Appelant à la libération de son fils, Orna a expliqué qu’Omer – originaire de New York – n’avait pas été contraint de rejoindre les rangs de Tsahal, mais qu’il avait choisi de le faire par amour pour Israël.
« Parmi les soldats, il y a ceux qui, comme mon fils, ont quitté leur vie confortable aux États-Unis et ont immigré en Israël pour s’engager par sionisme et par pur amour de leur pays », a-t-elle ajouté. « Ils n’étaient pas obligés de le faire. »
« Parmi eux, il y a ceux qui ont payé de leur vie après des heures de combat acharné, et dont les corps sont aujourd’hui retenus en captivité. Parmi eux, il y a ceux qui étaient en poste sans armes, avec des équipements défectueux et qui n’étaient pas préparés au combat, mais qui ont tout de même aidé les blessés sur le terrain, tout en sachant que cela risquait de leur coûter la vie ».

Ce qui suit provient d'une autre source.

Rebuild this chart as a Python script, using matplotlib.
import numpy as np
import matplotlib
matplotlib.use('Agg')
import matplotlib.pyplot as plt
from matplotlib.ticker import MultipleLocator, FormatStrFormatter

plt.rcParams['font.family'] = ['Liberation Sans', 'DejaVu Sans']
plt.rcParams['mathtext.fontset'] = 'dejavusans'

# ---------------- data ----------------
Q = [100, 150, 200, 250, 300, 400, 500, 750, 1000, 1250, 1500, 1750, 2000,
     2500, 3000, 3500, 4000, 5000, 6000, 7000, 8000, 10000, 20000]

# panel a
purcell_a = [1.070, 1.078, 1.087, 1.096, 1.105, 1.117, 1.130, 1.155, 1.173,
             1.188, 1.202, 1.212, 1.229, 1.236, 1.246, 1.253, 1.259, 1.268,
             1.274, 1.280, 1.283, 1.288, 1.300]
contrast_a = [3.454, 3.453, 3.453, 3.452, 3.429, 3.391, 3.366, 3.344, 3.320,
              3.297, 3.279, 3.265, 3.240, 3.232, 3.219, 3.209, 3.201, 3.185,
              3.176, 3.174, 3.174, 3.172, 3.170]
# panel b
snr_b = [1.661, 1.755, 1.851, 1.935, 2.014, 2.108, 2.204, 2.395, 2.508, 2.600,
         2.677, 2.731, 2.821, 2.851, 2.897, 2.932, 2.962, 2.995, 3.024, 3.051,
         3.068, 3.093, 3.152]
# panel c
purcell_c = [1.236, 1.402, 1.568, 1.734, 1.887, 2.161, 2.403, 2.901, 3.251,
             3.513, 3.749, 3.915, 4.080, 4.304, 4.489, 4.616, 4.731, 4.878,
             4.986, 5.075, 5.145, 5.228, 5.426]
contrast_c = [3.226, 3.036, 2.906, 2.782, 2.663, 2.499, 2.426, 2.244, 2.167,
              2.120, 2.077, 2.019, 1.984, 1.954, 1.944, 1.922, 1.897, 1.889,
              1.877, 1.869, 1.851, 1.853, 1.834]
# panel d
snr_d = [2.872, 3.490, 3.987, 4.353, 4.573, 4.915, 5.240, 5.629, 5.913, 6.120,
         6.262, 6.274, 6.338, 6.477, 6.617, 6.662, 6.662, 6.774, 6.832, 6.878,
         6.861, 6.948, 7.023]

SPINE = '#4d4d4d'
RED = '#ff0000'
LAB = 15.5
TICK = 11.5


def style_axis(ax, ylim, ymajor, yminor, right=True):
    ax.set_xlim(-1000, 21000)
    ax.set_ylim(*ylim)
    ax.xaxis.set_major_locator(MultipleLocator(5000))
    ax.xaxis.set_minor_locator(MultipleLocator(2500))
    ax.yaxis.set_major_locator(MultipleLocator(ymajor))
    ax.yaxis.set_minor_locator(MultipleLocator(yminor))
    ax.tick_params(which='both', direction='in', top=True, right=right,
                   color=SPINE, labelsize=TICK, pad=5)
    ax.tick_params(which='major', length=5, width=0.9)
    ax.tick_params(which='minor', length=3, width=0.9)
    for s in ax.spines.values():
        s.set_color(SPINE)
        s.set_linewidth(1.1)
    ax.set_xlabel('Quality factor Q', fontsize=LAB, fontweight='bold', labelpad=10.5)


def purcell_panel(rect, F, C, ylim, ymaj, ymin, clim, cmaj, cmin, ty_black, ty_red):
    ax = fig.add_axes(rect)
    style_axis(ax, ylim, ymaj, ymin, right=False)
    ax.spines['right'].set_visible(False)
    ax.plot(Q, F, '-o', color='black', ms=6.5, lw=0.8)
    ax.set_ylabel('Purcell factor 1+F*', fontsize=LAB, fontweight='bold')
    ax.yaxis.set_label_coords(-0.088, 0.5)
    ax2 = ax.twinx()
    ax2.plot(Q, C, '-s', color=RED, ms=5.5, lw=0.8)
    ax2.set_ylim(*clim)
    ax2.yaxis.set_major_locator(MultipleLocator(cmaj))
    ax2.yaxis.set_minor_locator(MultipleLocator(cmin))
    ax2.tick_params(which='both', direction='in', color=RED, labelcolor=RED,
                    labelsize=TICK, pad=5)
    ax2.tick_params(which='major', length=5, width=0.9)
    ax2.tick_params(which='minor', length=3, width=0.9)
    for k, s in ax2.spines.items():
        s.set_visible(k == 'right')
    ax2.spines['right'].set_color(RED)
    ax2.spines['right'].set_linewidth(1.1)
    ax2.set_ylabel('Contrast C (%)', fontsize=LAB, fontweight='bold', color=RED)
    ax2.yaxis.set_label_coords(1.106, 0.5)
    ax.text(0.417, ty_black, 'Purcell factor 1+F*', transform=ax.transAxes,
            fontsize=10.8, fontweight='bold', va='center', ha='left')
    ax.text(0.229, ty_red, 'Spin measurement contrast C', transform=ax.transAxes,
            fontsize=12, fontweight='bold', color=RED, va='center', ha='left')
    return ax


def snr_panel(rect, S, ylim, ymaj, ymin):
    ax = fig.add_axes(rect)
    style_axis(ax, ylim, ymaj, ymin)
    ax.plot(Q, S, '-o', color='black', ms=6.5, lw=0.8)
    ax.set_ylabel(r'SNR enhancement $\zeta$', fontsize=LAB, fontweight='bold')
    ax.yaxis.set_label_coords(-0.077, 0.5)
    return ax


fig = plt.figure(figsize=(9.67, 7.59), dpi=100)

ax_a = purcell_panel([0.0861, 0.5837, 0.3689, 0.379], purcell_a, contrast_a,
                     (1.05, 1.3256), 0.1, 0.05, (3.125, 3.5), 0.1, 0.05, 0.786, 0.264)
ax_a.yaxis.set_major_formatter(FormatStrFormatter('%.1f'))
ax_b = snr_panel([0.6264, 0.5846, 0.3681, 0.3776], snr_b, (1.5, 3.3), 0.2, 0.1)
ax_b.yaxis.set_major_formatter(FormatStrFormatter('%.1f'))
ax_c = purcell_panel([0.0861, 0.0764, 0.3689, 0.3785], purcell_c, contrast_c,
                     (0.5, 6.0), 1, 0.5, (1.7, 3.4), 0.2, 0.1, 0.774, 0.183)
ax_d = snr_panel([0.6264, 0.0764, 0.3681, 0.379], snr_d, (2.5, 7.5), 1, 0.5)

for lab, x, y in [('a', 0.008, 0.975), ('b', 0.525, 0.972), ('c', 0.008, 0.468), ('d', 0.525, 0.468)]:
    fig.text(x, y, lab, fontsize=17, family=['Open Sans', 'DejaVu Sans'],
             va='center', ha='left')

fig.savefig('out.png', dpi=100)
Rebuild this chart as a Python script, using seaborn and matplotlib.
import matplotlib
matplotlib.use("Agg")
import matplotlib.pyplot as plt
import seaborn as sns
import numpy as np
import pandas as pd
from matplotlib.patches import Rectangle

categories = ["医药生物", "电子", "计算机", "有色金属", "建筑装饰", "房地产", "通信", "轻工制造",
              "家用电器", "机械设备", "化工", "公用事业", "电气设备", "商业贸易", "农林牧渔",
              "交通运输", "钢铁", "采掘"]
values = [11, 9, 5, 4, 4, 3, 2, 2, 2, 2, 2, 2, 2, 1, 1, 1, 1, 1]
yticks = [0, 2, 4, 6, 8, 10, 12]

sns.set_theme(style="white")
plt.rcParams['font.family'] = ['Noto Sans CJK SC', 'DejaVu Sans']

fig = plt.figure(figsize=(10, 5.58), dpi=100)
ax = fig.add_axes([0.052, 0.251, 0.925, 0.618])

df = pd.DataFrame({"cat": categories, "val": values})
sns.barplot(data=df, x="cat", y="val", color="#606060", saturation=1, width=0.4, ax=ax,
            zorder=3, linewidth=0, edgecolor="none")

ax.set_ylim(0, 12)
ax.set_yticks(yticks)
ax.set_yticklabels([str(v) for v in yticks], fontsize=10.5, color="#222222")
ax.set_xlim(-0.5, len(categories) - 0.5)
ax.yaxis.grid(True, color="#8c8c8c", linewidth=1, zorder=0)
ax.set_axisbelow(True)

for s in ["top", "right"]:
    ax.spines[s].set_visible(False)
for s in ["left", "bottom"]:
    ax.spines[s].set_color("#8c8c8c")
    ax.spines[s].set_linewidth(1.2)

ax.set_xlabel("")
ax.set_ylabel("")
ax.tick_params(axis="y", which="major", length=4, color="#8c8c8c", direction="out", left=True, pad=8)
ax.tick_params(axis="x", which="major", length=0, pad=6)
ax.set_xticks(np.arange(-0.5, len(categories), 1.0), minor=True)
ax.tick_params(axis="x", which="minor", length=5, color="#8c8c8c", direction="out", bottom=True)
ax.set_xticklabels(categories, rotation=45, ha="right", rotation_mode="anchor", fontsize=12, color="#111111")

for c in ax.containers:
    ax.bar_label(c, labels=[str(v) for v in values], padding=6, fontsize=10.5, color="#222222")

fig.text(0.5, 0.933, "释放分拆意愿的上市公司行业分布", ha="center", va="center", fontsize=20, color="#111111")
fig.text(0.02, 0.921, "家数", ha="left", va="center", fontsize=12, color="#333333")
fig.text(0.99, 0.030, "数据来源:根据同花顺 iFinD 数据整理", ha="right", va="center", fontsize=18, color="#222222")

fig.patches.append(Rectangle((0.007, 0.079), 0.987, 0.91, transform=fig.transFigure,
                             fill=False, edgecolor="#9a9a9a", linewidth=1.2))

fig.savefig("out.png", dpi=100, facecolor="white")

Faisant appel au lien émotionnel que de nombreux Israéliens partagent avec les soldats otages, Anat a rappelé que « chaque maison en Israël sait ce que c’est que d’envoyer un enfant à l’armée ».
« La fierté, l’inquiétude, l’attente du week-end où votre enfant apparaîtra en uniforme à la porte, et nous, les mères, recevrons un gros câlin – et nous serons ressourcées, et deviendrons les meilleures cuisinières du monde ».
« Depuis six mois, nous savons que nos enfants souffrent et que nous n’avons aucun moyen de les aider », a-t-elle déclaré. « Nous ne savons même pas s’ils sont encore en vie, ou comment ils survivent à l’enfer. »
« Ce sont des enfants qui viennent de terminer l’école et qui vivent encore à la maison. Leurs jeunes frères et sœurs passent devant leurs chambres vides, posent les questions les plus innocentes, les plus difficiles, les plus déchirantes », a-t-elle ajouté.
« Pourquoi le gouvernement accepte-t-il de faire passer leurs héros en dernier ? Sont-ils moins importants que les autres ? » a-t-elle demandé.
Les soldats font partie des 253 personnes qui ont été enlevées lors des attaques du 7 octobre, au cours desquelles des milliers de terroristes ont commis un véritable massacre sur le sol israélien, tuant près de 1 200 personnes.
130 otages enlevés par le Hamas le 7 octobre se trouveraient encore à Gaza – pas tous en vie. 104 ont été libérés lors d’une trêve d’une semaine fin novembre. Quatre otages ont été libérées avant cela et trois otages ont été secourus vivants par les troupes, tandis que les corps de 11 otages ont également été retrouvés, y compris trois otages qui ont été tués par erreur par l’armée.
Tsahal a confirmé la mort de 34 des otages encore détenus par le Hamas, citant des renseignements obtenus par les troupes opérant à Gaza.
Le Hamas détient également les corps des soldats de Tsahal tombés au combat, Oron Shaul et Hadar Goldin, depuis 2014, ainsi que de deux civils israéliens, Avera Mengistu et Hisham al-Sayed, qui seraient tous deux en vie après être entrés dans la bande de leur propre chef, respectivement en 2014 et 2015.